Data excerpt:
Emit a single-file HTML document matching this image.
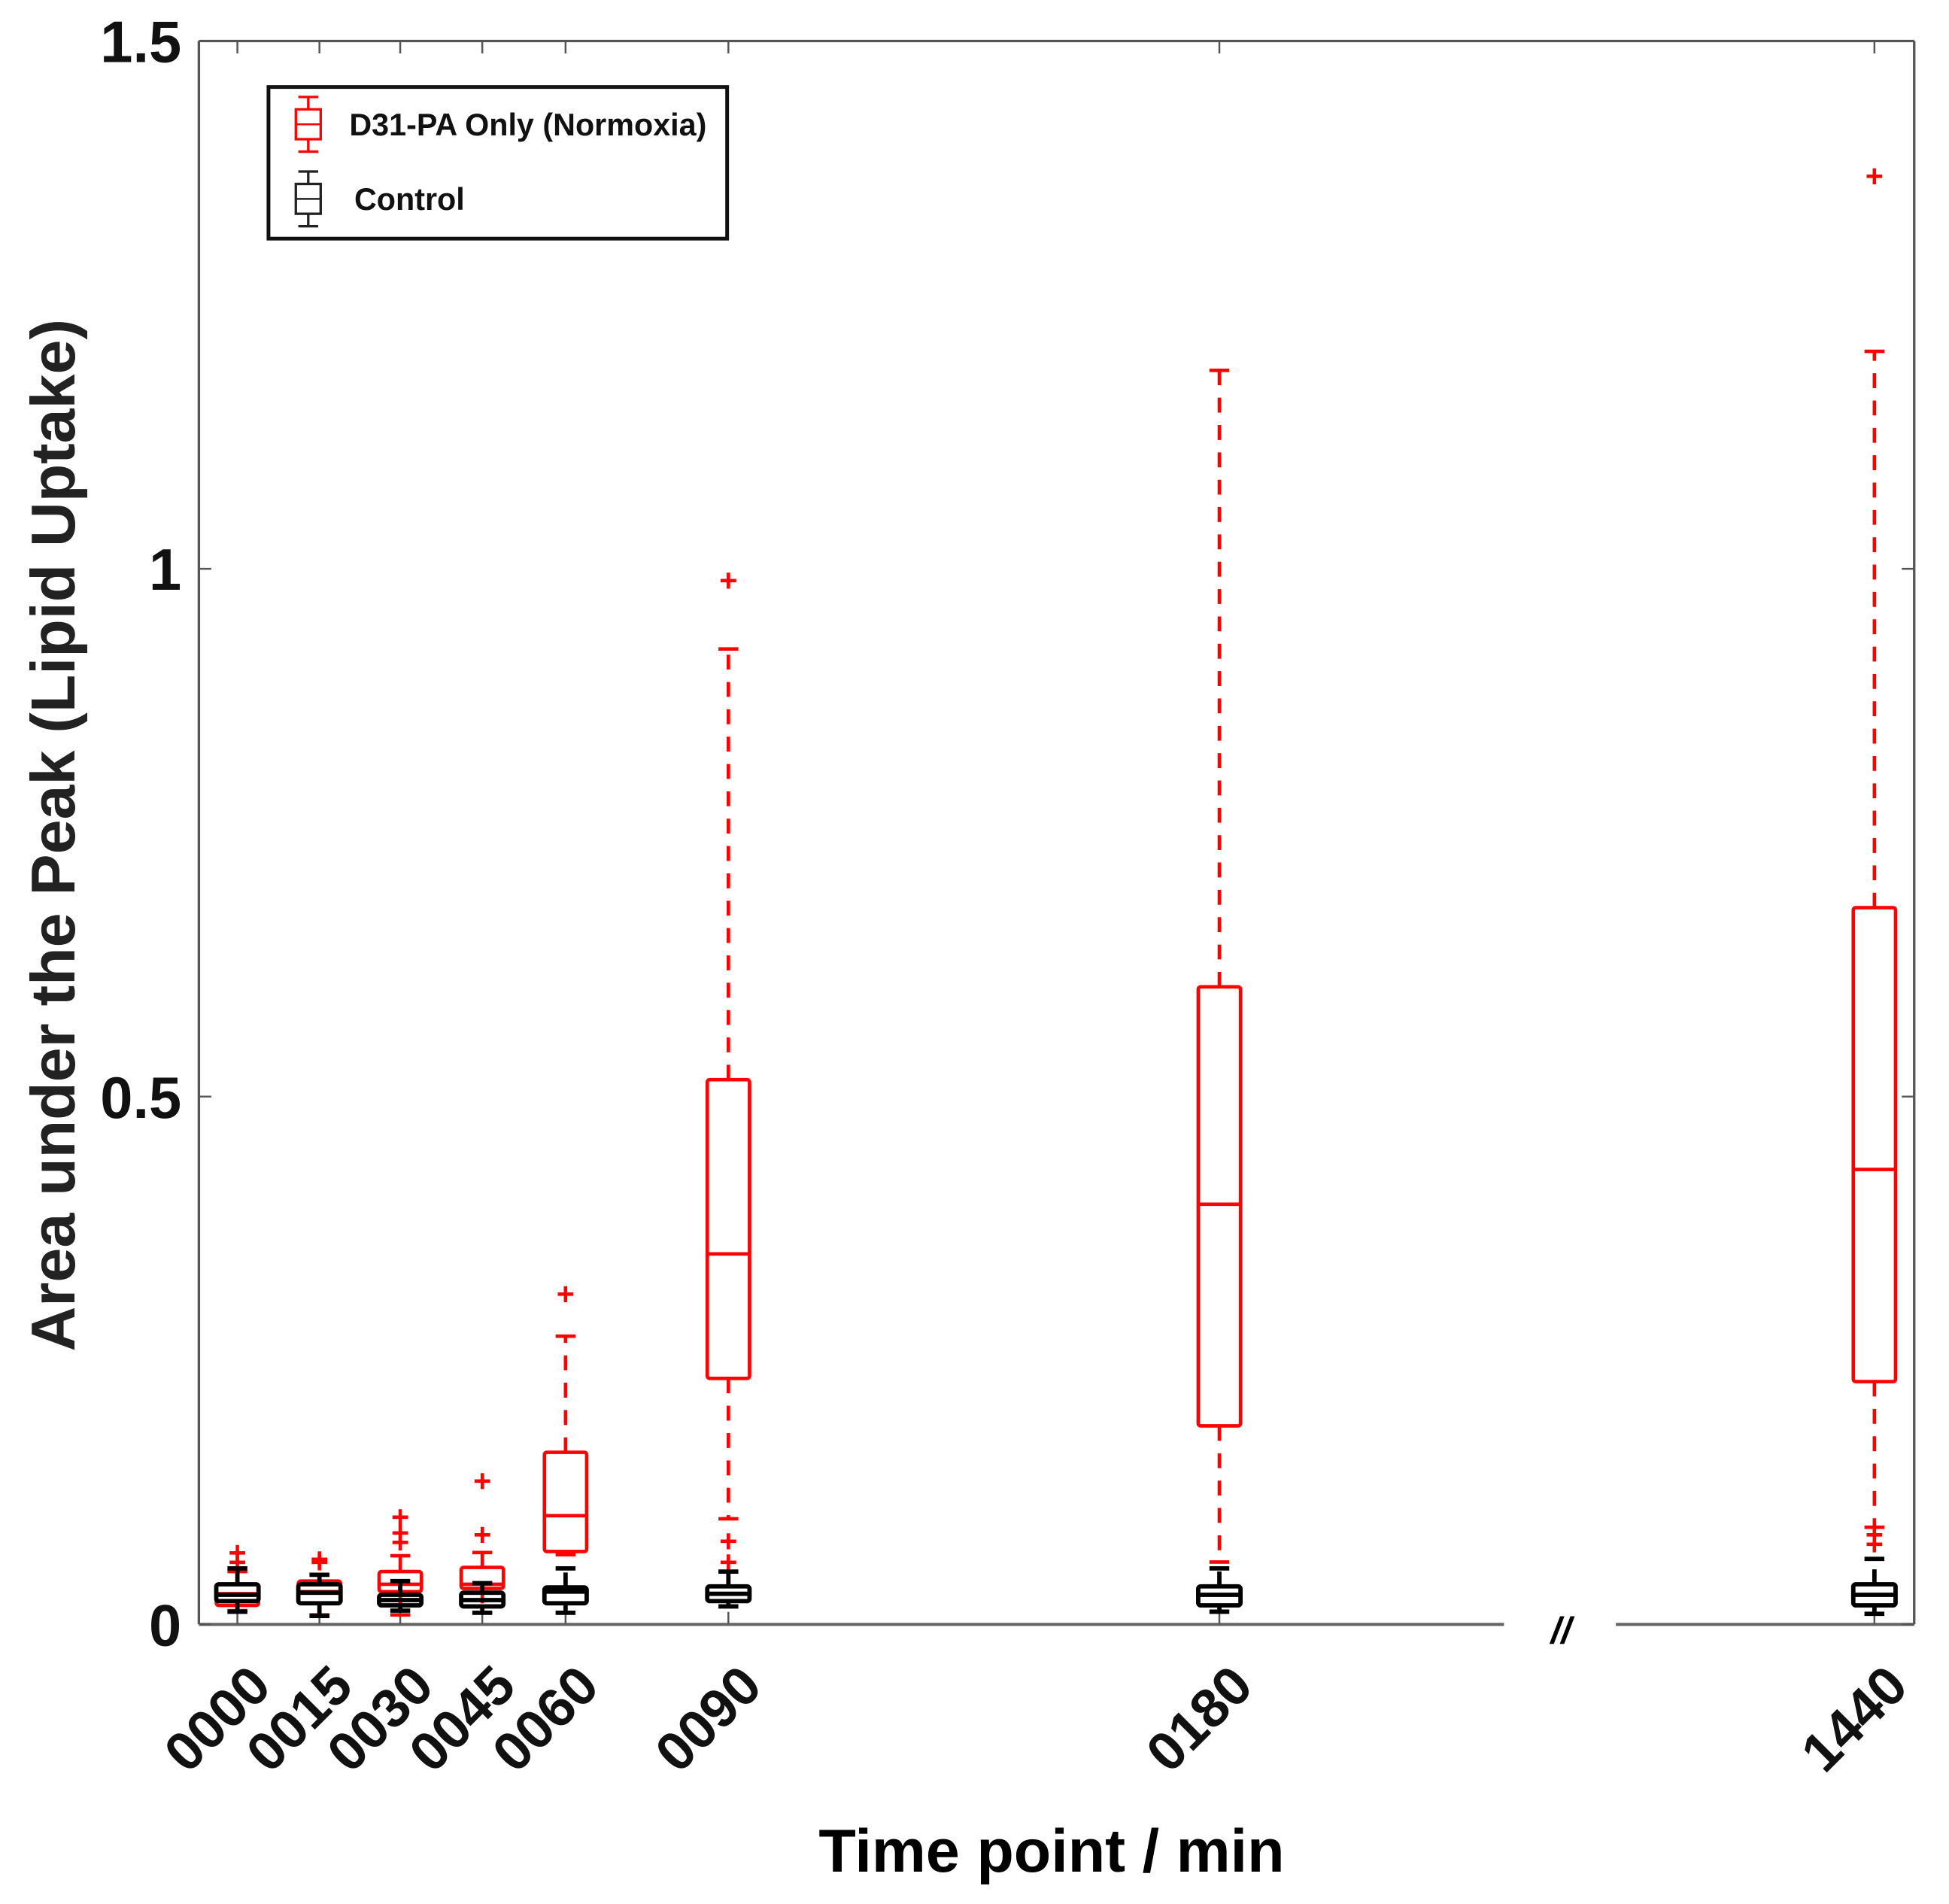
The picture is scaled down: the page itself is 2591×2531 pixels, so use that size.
<!DOCTYPE html>
<html><head><meta charset="utf-8"><style>
html,body{margin:0;padding:0;background:#fff;}
svg{display:block;}
text{font-family:"Liberation Sans",Arial,sans-serif;font-weight:bold;}
</style></head><body>
<svg id="chart" width="2591" height="2531" viewBox="0 0 1568 1532" preserveAspectRatio="none" xmlns="http://www.w3.org/2000/svg">
<g id="plot"></g>
</svg>
<script>
const categories = ["0000","0015","0030","0045","0060","0090","0180","1440"];
const catPos = [191,257,322,388,455,586,981,1508];
// red series: [lowWhisker, q1, median, q3, highWhisker]
const redStats = [
 [0.013,0.018,0.029,0.038,0.050],
 [0.009,0.020,0.031,0.041,0.047],
 [0.009,0.031,0.038,0.050,0.065],
 [0.011,0.034,0.038,0.054,0.068],
 [0.066,0.069,0.103,0.163,0.273],
 [0.100,0.233,0.351,0.516,0.924],
 [0.059,0.188,0.398,0.604,1.188],
 [0.092,0.230,0.431,0.679,1.206]
];
const redOutliers = [
 [0.067,0.058],[0.061,0.058],[0.101,0.086,0.077],[0.135,0.084],[0.312],[0.988,0.078,0.058],[],[1.371,0.084,0.075]
];
const blackStats = [
 [0.012,0.022,0.028,0.038,0.053],
 [0.008,0.020,0.030,0.038,0.047],
 [0.013,0.018,0.023,0.028,0.041],
 [0.011,0.017,0.023,0.030,0.039],
 [0.011,0.020,0.031,0.035,0.053],
 [0.017,0.022,0.029,0.036,0.050],
 [0.012,0.018,0.028,0.036,0.053],
 [0.010,0.018,0.028,0.038,0.062]
];
const yTicks = [0,0.5,1,1.5];
const yTickLabels = ["0","0.5","1","1.5"];

const NS="http://www.w3.org/2000/svg";
const g=document.getElementById('plot');
const X0=160,X1=1540,Y0=1307,Y1=33,YMAX=1.5;
function yS(v){return Y0-(v/YMAX)*(Y0-Y1);}
function xS(i){return catPos[i];}
function mk(tag,attrs,parent){const e=document.createElementNS(NS,tag);for(const k in attrs)e.setAttribute(k,attrs[k]);(parent||g).appendChild(e);return e;}

let e;
e=mk('line',{x1:X0,y1:Y1,x2:X1,y2:Y1,stroke:'#555','stroke-width':2});


e=mk('line',{x1:X0,y1:Y1,x2:X0,y2:Y0,stroke:'#555','stroke-width':2});


e=mk('line',{x1:X1,y1:Y1,x2:X1,y2:Y0,stroke:'#555','stroke-width':2});


e=mk('line',{x1:X0,y1:Y0,x2:1210,y2:Y0,stroke:'#666','stroke-width':2.5});


e=mk('line',{x1:1300,y1:Y0,x2:X1,y2:Y0,stroke:'#666','stroke-width':2.5});


e=mk('text',{x:1256,y:1322,'font-size':30,'text-anchor':'middle','font-style':'italic','font-weight':'normal',fill:'#000'});
e.textContent='//';



yTicks.forEach((v,i)=>{
  const y=yS(v);
  let t=mk('line',{x1:X0,y1:y,x2:X0+10,y2:y,stroke:'#555','stroke-width':1.5});
  
  
  t=mk('line',{x1:X1,y1:y,x2:X1-10,y2:y,stroke:'#555','stroke-width':1.5});
  
  
  t=mk('text',{x:146,y:y+17,'font-size':47,'text-anchor':'end',fill:'#111'});
  t.textContent=yTickLabels[i];
  
  
});

categories.forEach((c,i)=>{
  const x=xS(i);
  let t=mk('line',{x1:x,y1:Y1,x2:x,y2:Y1+10,stroke:'#555','stroke-width':1.5});
  
  
  t=mk('line',{x1:x,y1:Y0,x2:x,y2:Y0-10,stroke:'#555','stroke-width':1.5});
  
  
  t=mk('text',{x:0,y:0,'font-size':44,'text-anchor':'end',fill:'#111',transform:`translate(${x+29},${Y0+52}) rotate(-45)`});
  t.textContent=c;
  
  
});

function drawBox(s,i,color,sw,name){
  const x=xS(i),hw=17,cw=8;
  const grp=mk('g',{});
  
  
  mk('line',{x1:x,y1:yS(s[3]),x2:x,y2:yS(s[4]),stroke:color,'stroke-width':sw,'stroke-dasharray':'12,10'},grp);
  mk('line',{x1:x,y1:yS(s[1]),x2:x,y2:yS(s[0]),stroke:color,'stroke-width':sw,'stroke-dasharray':'12,10'},grp);
  mk('line',{x1:x-cw,y1:yS(s[4]),x2:x+cw,y2:yS(s[4]),stroke:color,'stroke-width':sw},grp);
  mk('line',{x1:x-cw,y1:yS(s[0]),x2:x+cw,y2:yS(s[0]),stroke:color,'stroke-width':sw},grp);
  mk('rect',{x:x-hw,y:yS(s[3]),width:2*hw,height:Math.max(1,yS(s[1])-yS(s[3])),fill:'none',stroke:color,'stroke-width':sw,rx:2},grp);
  mk('line',{x1:x-hw,y1:yS(s[2]),x2:x+hw,y2:yS(s[2]),stroke:color,'stroke-width':sw},grp);
  return grp;
}
redStats.forEach((s,i)=>{
  drawBox(s,i,'#ff0000',2.8,'red-box-'+categories[i]);
  redOutliers[i].forEach(v=>{
    const o=mk('text',{x:xS(i),y:yS(v)+8,'font-size':25,'text-anchor':'middle',fill:'#ff0000'});
    o.textContent='+';
    
    
  });
});
blackStats.forEach((s,i)=>{drawBox(s,i,'#000',3.5,'control-box-'+categories[i]);});

e=mk('text',{x:0,y:0,'font-size':50,'text-anchor':'middle',fill:'#222',transform:'translate(60,672) rotate(-90)'});
e.textContent='Area under the Peak (Lipid Uptake)';


e=mk('text',{x:846,y:1506,'font-size':49,'text-anchor':'middle',fill:'#000'});
e.textContent='Time point / min';



const lg=mk('g',{});


mk('rect',{x:216,y:70,width:369,height:122,fill:'#fff',stroke:'#111','stroke-width':3},lg);
function legIcon(x,yc,color){
  mk('line',{x1:x-8,y1:yc-22,x2:x+8,y2:yc-22,stroke:color,'stroke-width':2},lg);
  mk('line',{x1:x,y1:yc-22,x2:x,y2:yc-12,stroke:color,'stroke-width':2},lg);
  mk('rect',{x:x-10,y:yc-12,width:20,height:24,fill:'none',stroke:color,'stroke-width':2},lg);
  mk('line',{x1:x-10,y1:yc,x2:x+10,y2:yc,stroke:color,'stroke-width':1.5},lg);
  mk('line',{x1:x,y1:yc+12,x2:x,y2:yc+22,stroke:color,'stroke-width':2},lg);
  mk('line',{x1:x-8,y1:yc+22,x2:x+8,y2:yc+22,stroke:color,'stroke-width':2},lg);
}
legIcon(248,100,'#ff0000');
legIcon(248,160,'#222');
e=mk('text',{x:281,y:109,'font-size':25,fill:'#111'},lg);
e.textContent='D31-PA Only (Normoxia)';


e=mk('text',{x:285,y:169,'font-size':25,fill:'#111'},lg);
e.textContent='Control';


</script>
</body></html>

Exercise brief:
The data above needs to be retyped exactly, with the images left out.

Result of the exercise:
Emit a single-file HTML document matching this image.
The picture is scaled down: the page itself is 2591×2531 pixels, so use that size.
<!DOCTYPE html>
<html><head><meta charset="utf-8"><style>
html,body{margin:0;padding:0;background:#fff;}
svg{display:block;}
text{font-family:"Liberation Sans",Arial,sans-serif;font-weight:bold;}
</style></head><body>
<svg id="chart" width="2591" height="2531" viewBox="0 0 1568 1532" preserveAspectRatio="none" xmlns="http://www.w3.org/2000/svg">
<g id="plot"></g>
</svg>
<script>
const categories = ["0000","0015","0030","0045","0060","0090","0180","1440"];
const catPos = [191,257,322,388,455,586,981,1508];
// red series: [lowWhisker, q1, median, q3, highWhisker]
const redStats = [
 [0.013,0.018,0.029,0.038,0.050],
 [0.009,0.020,0.031,0.041,0.047],
 [0.009,0.031,0.038,0.050,0.065],
 [0.011,0.034,0.038,0.054,0.068],
 [0.066,0.069,0.103,0.163,0.273],
 [0.100,0.233,0.351,0.516,0.924],
 [0.059,0.188,0.398,0.604,1.188],
 [0.092,0.230,0.431,0.679,1.206]
];
const redOutliers = [
 [0.067,0.058],[0.061,0.058],[0.101,0.086,0.077],[0.135,0.084],[0.312],[0.988,0.078,0.058],[],[1.371,0.084,0.075]
];
const blackStats = [
 [0.012,0.022,0.028,0.038,0.053],
 [0.008,0.020,0.030,0.038,0.047],
 [0.013,0.018,0.023,0.028,0.041],
 [0.011,0.017,0.023,0.030,0.039],
 [0.011,0.020,0.031,0.035,0.053],
 [0.017,0.022,0.029,0.036,0.050],
 [0.012,0.018,0.028,0.036,0.053],
 [0.010,0.018,0.028,0.038,0.062]
];
const yTicks = [0,0.5,1,1.5];
const yTickLabels = ["0","0.5","1","1.5"];

const NS="http://www.w3.org/2000/svg";
const g=document.getElementById('plot');
const X0=160,X1=1540,Y0=1307,Y1=33,YMAX=1.5;
function yS(v){return Y0-(v/YMAX)*(Y0-Y1);}
function xS(i){return catPos[i];}
function mk(tag,attrs,parent){const e=document.createElementNS(NS,tag);for(const k in attrs)e.setAttribute(k,attrs[k]);(parent||g).appendChild(e);return e;}

let e;
e=mk('line',{x1:X0,y1:Y1,x2:X1,y2:Y1,stroke:'#555','stroke-width':2});


e=mk('line',{x1:X0,y1:Y1,x2:X0,y2:Y0,stroke:'#555','stroke-width':2});


e=mk('line',{x1:X1,y1:Y1,x2:X1,y2:Y0,stroke:'#555','stroke-width':2});


e=mk('line',{x1:X0,y1:Y0,x2:1210,y2:Y0,stroke:'#666','stroke-width':2.5});


e=mk('line',{x1:1300,y1:Y0,x2:X1,y2:Y0,stroke:'#666','stroke-width':2.5});


e=mk('text',{x:1256,y:1322,'font-size':30,'text-anchor':'middle','font-style':'italic','font-weight':'normal',fill:'#000'});
e.textContent='//';



yTicks.forEach((v,i)=>{
  const y=yS(v);
  let t=mk('line',{x1:X0,y1:y,x2:X0+10,y2:y,stroke:'#555','stroke-width':1.5});
  
  
  t=mk('line',{x1:X1,y1:y,x2:X1-10,y2:y,stroke:'#555','stroke-width':1.5});
  
  
  t=mk('text',{x:146,y:y+17,'font-size':47,'text-anchor':'end',fill:'#111'});
  t.textContent=yTickLabels[i];
  
  
});

categories.forEach((c,i)=>{
  const x=xS(i);
  let t=mk('line',{x1:x,y1:Y1,x2:x,y2:Y1+10,stroke:'#555','stroke-width':1.5});
  
  
  t=mk('line',{x1:x,y1:Y0,x2:x,y2:Y0-10,stroke:'#555','stroke-width':1.5});
  
  
  t=mk('text',{x:0,y:0,'font-size':44,'text-anchor':'end',fill:'#111',transform:`translate(${x+29},${Y0+52}) rotate(-45)`});
  t.textContent=c;
  
  
});

function drawBox(s,i,color,sw,name){
  const x=xS(i),hw=17,cw=8;
  const grp=mk('g',{});
  
  
  mk('line',{x1:x,y1:yS(s[3]),x2:x,y2:yS(s[4]),stroke:color,'stroke-width':sw,'stroke-dasharray':'12,10'},grp);
  mk('line',{x1:x,y1:yS(s[1]),x2:x,y2:yS(s[0]),stroke:color,'stroke-width':sw,'stroke-dasharray':'12,10'},grp);
  mk('line',{x1:x-cw,y1:yS(s[4]),x2:x+cw,y2:yS(s[4]),stroke:color,'stroke-width':sw},grp);
  mk('line',{x1:x-cw,y1:yS(s[0]),x2:x+cw,y2:yS(s[0]),stroke:color,'stroke-width':sw},grp);
  mk('rect',{x:x-hw,y:yS(s[3]),width:2*hw,height:Math.max(1,yS(s[1])-yS(s[3])),fill:'none',stroke:color,'stroke-width':sw,rx:2},grp);
  mk('line',{x1:x-hw,y1:yS(s[2]),x2:x+hw,y2:yS(s[2]),stroke:color,'stroke-width':sw},grp);
  return grp;
}
redStats.forEach((s,i)=>{
  drawBox(s,i,'#ff0000',2.8,'red-box-'+categories[i]);
  redOutliers[i].forEach(v=>{
    const o=mk('text',{x:xS(i),y:yS(v)+8,'font-size':25,'text-anchor':'middle',fill:'#ff0000'});
    o.textContent='+';
    
    
  });
});
blackStats.forEach((s,i)=>{drawBox(s,i,'#000',3.5,'control-box-'+categories[i]);});

e=mk('text',{x:0,y:0,'font-size':50,'text-anchor':'middle',fill:'#222',transform:'translate(60,672) rotate(-90)'});
e.textContent='Area under the Peak (Lipid Uptake)';


e=mk('text',{x:846,y:1506,'font-size':49,'text-anchor':'middle',fill:'#000'});
e.textContent='Time point / min';



const lg=mk('g',{});


mk('rect',{x:216,y:70,width:369,height:122,fill:'#fff',stroke:'#111','stroke-width':3},lg);
function legIcon(x,yc,color){
  mk('line',{x1:x-8,y1:yc-22,x2:x+8,y2:yc-22,stroke:color,'stroke-width':2},lg);
  mk('line',{x1:x,y1:yc-22,x2:x,y2:yc-12,stroke:color,'stroke-width':2},lg);
  mk('rect',{x:x-10,y:yc-12,width:20,height:24,fill:'none',stroke:color,'stroke-width':2},lg);
  mk('line',{x1:x-10,y1:yc,x2:x+10,y2:yc,stroke:color,'stroke-width':1.5},lg);
  mk('line',{x1:x,y1:yc+12,x2:x,y2:yc+22,stroke:color,'stroke-width':2},lg);
  mk('line',{x1:x-8,y1:yc+22,x2:x+8,y2:yc+22,stroke:color,'stroke-width':2},lg);
}
legIcon(248,100,'#ff0000');
legIcon(248,160,'#222');
e=mk('text',{x:281,y:109,'font-size':25,fill:'#111'},lg);
e.textContent='D31-PA Only (Normoxia)';


e=mk('text',{x:285,y:169,'font-size':25,fill:'#111'},lg);
e.textContent='Control';


</script>
</body></html>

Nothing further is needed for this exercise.